A nurse appeared in the hallway behind the kid. “Hey!” she yelled.

As the kid turned to look at the nurse, Fat Pat made his move. He grabbed the barrel of the gun and tried to wrestle it out of the kid’s hand. Fat Pat’s fingers flirted with the trigger as he inverted the gun toward the kid’s chest.

The nurse hit Fat Pat over the head with something hard and he lost his grip on the gun. As he fell backwards, he watched the barrel swing back toward his chest.

The kid stumbled backward as well, and when his back hit the wall, his finger squeezed the trigger.
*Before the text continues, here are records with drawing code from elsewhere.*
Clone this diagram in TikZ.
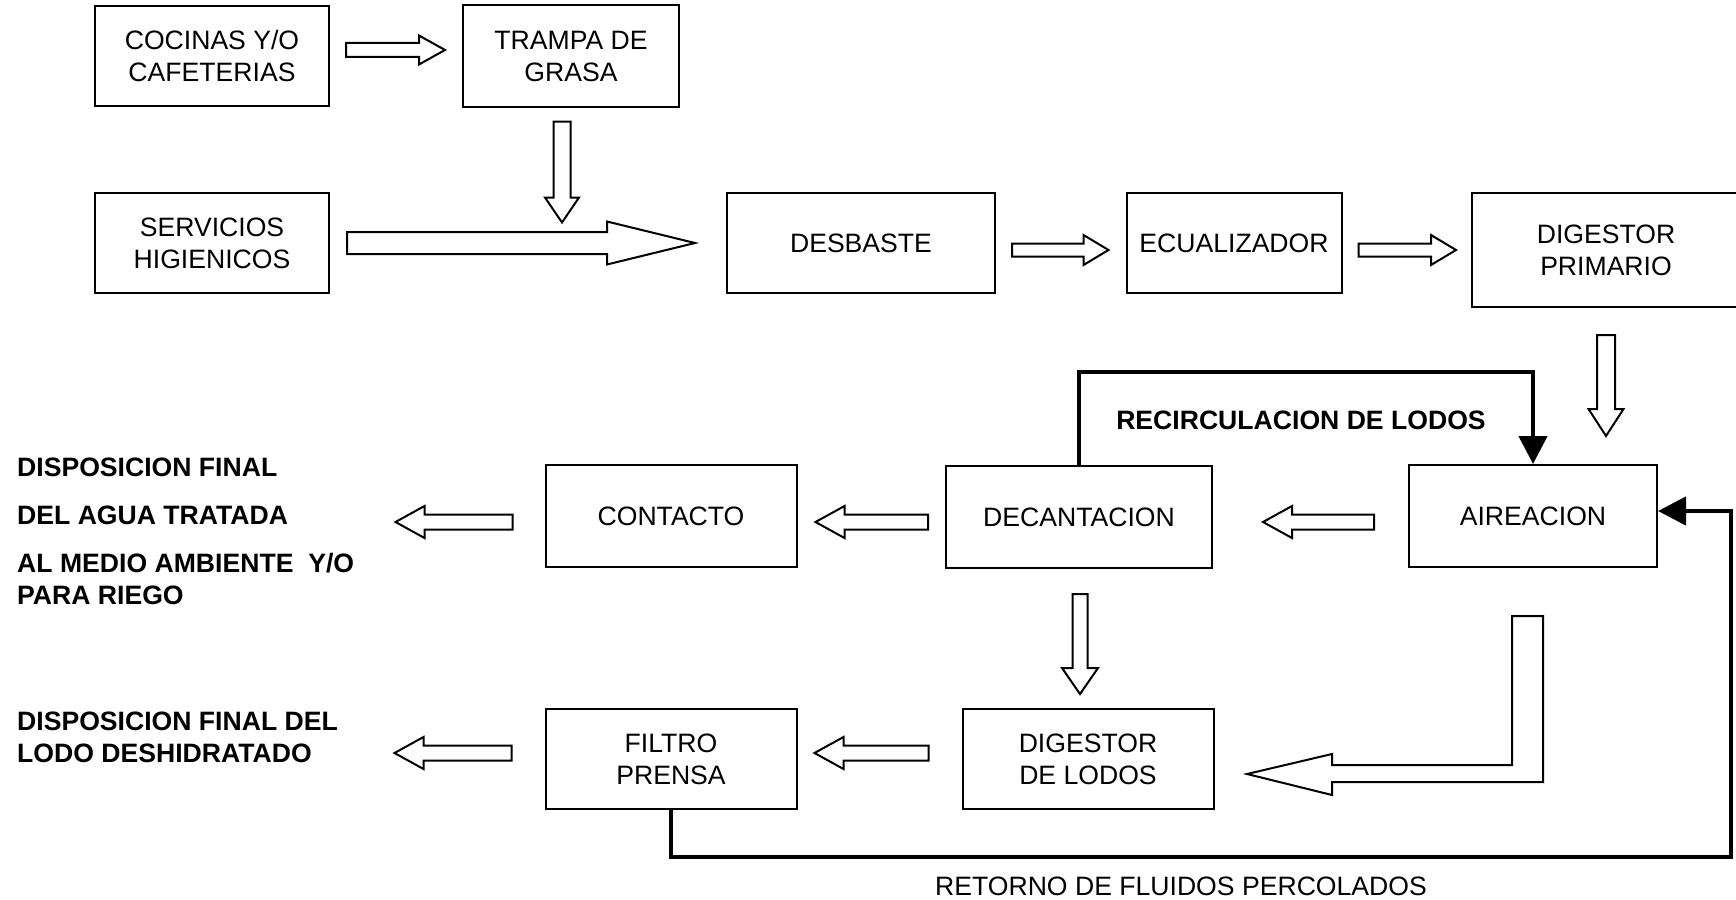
\documentclass[tikz,border=0pt]{standalone}
\usepackage{fontspec}
\setmainfont{Liberation Sans}
\usetikzlibrary{arrows.meta, calc, positioning}
\newcommand{\letra}{\fontsize{26.6}{32}\selectfont}
\tikzset{caja/.style={draw,line width=2pt,align=center,inner sep=0pt,font=\letra},
    hueca/.style={draw,line width=2pt,fill=white,line join=miter},
    retorno/.style={draw,line width=4.5pt,line join=miter,-{Triangle[width=28pt,length=28pt]}},
    rotulo/.style={inner sep=0pt,font=\letra\bfseries},
    leyenda/.style={inner sep=0pt,font=\letra}}
\newcommand{\flecha}[5]{%
    \coordinate (fA) at #1; \coordinate (fB) at #2;
    \coordinate (fH) at ($(fB)!#5pt!(fA)$);
    \path[hueca] ($(fA)!#3pt!90:(fB)$) -- ($(fH)!#3pt!-90:(fA)$) -- ($(fH)!#4pt!-90:(fA)$)
        -- (fB) -- ($(fH)!#4pt!90:(fA)$) -- ($(fH)!#3pt!90:(fA)$) -- ($(fA)!#3pt!-90:(fB)$) -- cycle;}
\begin{document}
\begin{tikzpicture}[x=1pt,y=-1pt]
    \useasboundingbox (0,0) rectangle (1736,899);
    \foreach \pos/\name/\an/\al/\txt in {{(212,56)/coc/234/100/{COCINAS Y/O\\CAFETERIAS}},
        {(571,56)/tra/216/101/{TRAMPA DE\\GRASA}}, {(212,243)/ser/234/100/{SERVICIOS\\HIGIENICOS}},
        {(861,243)/des/268/100/DESBASTE}, {(1234,243)/ecu/215/100/ECUALIZADOR},
        {(1606,250)/dpr/268/114/{DIGESTOR\\PRIMARIO}}, {(1533,516)/air/248/102/AIREACION},
        {(1079,517)/dec/266/102/DECANTACION}, {(671,516)/con/251/102/CONTACTO},
        {(1088,759)/dlo/251/100/{DIGESTOR\\DE LODOS}}, {(671,759)/fil/251/100/{FILTRO\\PRENSA}}}
                \node[caja, minimum width=\an, minimum height=\al] (\name) at \pos {\txt};

    \flecha{($(coc.east)+(16,-6)$)}{($(tra.west)+(-17,-6)$)}{7}{14.5}{26}
    \flecha{($(tra.south)+(-9,14)$)}{($(tra.south)+(-9,115)$)}{8.5}{17}{25}
    \flecha{($(ser.east)+(17,0)$)}{($(des.west)+(-31,0)$)}{11}{21.5}{88}
    \flecha{($(des.east)+(16,7)$)}{($(ecu.west)+(-17,7)$)}{6.5}{15}{25}
    \flecha{($(ecu.east)+(16,7)$)}{($(dpr.west)+(-15,0)$)}{6.5}{15}{25}
    \flecha{($(dpr.south)+(0,27)$)}{($(dpr.south |- air.north)+(0,-28)$)}{9}{17.5}{27}
    \flecha{($(air.west)+(-34,6)$)}{($(dec.east)+(50,5)$)}{7.5}{16}{29}
    \flecha{($(dec.west)+(-17,5)$)}{($(con.east)+(18,6)$)}{7.5}{16}{29}
    \flecha{($(con.west)+(-32,6)$)}{($(con.west)+(-149,6)$)}{7.5}{16}{29}
    \flecha{($(dec.south)+(1,25)$)}{($(dec.south |- dlo.north)+(1,-14)$)}{7.5}{18}{26}
    \flecha{($(dlo.west)+(-33,-6)$)}{($(fil.east)+(17,-6)$)}{7.5}{16}{29}
    \flecha{($(fil.west)+(-33,-6)$)}{($(fil.west)+(-150,-6)$)}{7.5}{16}{29}

    \coordinate (codo) at ($(air.south)+(10,214)$);
    \path[hueca] (codo) -- ++(0,-166) -- ++(-31,0) -- ++(0,149) -- ++(-180,0) -- ++(0,-11)
        -- ++(-85,20) -- ++(85,21) -- ++(0,-13) -- cycle;

    \draw[retorno] (dec.north) -- ++(0,-93) -| (air.north);
    \draw[retorno] (fil.south) -- ++(0,47) -| ($(air.east)+(73,-5)$) -- ($(air.east)+(0,-5)$);

    \node[rotulo] (recirc) at (1301,420) {RECIRCULACION DE LODOS};
    \node[leyenda] (perc) at (1181,886) {RETORNO DE FLUIDOS PERCOLADOS};
    \node[rotulo, anchor=north west, align=left] (agua) at (17,458) {DISPOSICION FINAL\\[16pt]
        DEL AGUA TRATADA\\[16pt] AL MEDIO AMBIENTE\ \ Y/O\\ PARA RIEGO};
    \node[rotulo, anchor=north west, align=left] (lodo) at (17,712) {DISPOSICION FINAL DEL\\
        LODO DESHIDRATADO};
\end{tikzpicture}
\end{document}
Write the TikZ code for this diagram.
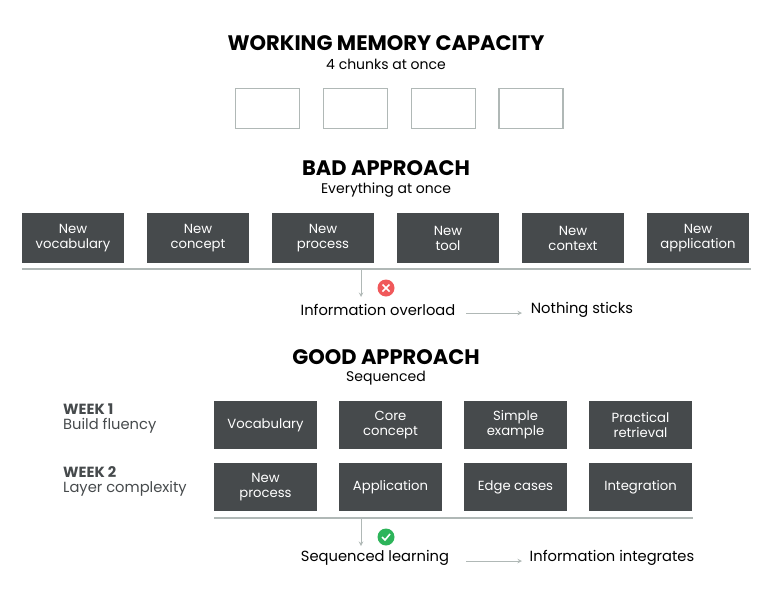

The bullet sliced through Fat Pat’s sizeable gut, exiting out the other side. The pain was intense, like being stabbed with a molten hot fireplace poker. His heartbeat drummed in his head as he slid down the wall. Fat Pat coughed violently and pus-filled blood dribbled down his chin.

The nurse stared at him in horror; the kid’s expression was a blank mask of shock.

Fat Pat wondered if this was how Salsa and Trump had lived their last moments—thinking about how nothing they’d ever done in their entire lives had meant anything. He struggled to get up.

Several men burst through the Employees Only entrance.

Fat Pat watched them approach in slow motion, guns drawn. He waited for another bullet barrage that never came. These were the strangest looking cops he’d ever seen, with their slicked-back hair and dark suits.

Must be undercover.

The cops trained their weapons on the kid and commanded him to drop the gun. The kid stared back at them like they spoke a foreign language.

Fat Pat shut his eyes as a cold wave washed over him. When he opened them, the men were slapping handcuffs on the kid. The nurse lay on the floor beside him, in her own pool of blood.

Fat Pat stared at the unconscious girl in the hospital hallway as he slowly bled to death. He knew this was it, but still felt glad he wasn’t going wherever they were taking the kid. He’d spent enough time in the streets to know that whoever those guys were, they were very bad news.